_YOUR INSTRUCTIONS_
Retype only what runs from the first line of the listing to the line holding "from bokeh.resources import INLINE", both included. Do not retype the pictures.

_DATASET EXTRACT_

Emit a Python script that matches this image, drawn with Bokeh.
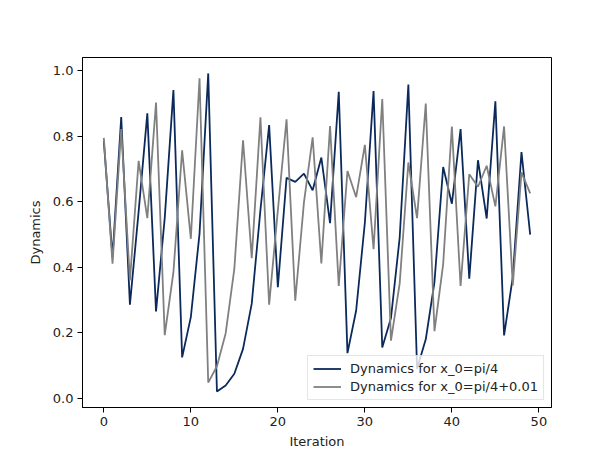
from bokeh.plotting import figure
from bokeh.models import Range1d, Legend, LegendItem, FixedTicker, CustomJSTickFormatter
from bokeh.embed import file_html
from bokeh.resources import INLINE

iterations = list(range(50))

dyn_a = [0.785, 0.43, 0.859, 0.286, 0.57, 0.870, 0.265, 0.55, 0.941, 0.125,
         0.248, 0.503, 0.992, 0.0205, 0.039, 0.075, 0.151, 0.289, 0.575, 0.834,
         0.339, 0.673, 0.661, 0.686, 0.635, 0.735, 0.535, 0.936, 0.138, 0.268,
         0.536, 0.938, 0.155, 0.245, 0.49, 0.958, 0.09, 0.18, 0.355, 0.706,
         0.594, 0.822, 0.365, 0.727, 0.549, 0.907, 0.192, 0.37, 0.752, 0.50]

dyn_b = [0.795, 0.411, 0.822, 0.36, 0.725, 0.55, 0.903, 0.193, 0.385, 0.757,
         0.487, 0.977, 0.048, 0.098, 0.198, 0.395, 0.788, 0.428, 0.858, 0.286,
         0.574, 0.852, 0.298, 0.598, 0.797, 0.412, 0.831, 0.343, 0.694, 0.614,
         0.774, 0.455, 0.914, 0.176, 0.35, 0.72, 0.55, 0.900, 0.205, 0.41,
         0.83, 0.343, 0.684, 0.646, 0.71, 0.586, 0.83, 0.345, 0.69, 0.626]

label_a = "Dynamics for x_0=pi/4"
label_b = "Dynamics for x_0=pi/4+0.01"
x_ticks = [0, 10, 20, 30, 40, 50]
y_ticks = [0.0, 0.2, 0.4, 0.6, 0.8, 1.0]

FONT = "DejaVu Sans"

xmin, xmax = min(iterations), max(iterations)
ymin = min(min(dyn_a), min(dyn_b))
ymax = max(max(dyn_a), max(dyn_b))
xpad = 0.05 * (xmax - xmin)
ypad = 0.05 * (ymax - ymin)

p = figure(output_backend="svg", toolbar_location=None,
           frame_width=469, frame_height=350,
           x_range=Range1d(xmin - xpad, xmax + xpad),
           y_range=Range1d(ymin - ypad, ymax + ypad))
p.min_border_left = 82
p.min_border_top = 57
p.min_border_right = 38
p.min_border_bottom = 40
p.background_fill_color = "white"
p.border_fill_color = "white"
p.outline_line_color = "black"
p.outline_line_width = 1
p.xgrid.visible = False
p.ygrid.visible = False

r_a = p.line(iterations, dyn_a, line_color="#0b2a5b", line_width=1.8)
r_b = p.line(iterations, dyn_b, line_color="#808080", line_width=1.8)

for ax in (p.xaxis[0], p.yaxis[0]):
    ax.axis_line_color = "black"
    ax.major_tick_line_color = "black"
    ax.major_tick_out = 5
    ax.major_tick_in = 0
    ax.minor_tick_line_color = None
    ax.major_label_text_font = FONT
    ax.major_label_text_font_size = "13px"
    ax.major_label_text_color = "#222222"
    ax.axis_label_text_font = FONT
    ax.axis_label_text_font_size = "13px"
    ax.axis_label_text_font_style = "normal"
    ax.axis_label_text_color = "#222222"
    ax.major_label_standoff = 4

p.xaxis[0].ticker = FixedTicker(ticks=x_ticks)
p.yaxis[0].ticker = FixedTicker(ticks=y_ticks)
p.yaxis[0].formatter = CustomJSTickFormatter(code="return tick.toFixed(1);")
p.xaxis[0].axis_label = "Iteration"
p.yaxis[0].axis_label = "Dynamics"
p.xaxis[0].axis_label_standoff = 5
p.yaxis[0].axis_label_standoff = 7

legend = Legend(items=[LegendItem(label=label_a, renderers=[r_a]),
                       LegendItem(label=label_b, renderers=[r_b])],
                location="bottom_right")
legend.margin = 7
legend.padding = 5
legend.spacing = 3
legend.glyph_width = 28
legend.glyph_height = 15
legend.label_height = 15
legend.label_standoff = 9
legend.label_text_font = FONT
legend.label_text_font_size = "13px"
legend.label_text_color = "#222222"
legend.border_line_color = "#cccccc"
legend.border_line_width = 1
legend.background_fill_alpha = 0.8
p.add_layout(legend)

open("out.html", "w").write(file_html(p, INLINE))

_TASK SOLUTION_
Emit a Python script that matches this image, drawn with Bokeh.
from bokeh.plotting import figure
from bokeh.models import Range1d, Legend, LegendItem, FixedTicker, CustomJSTickFormatter
from bokeh.embed import file_html
from bokeh.resources import INLINE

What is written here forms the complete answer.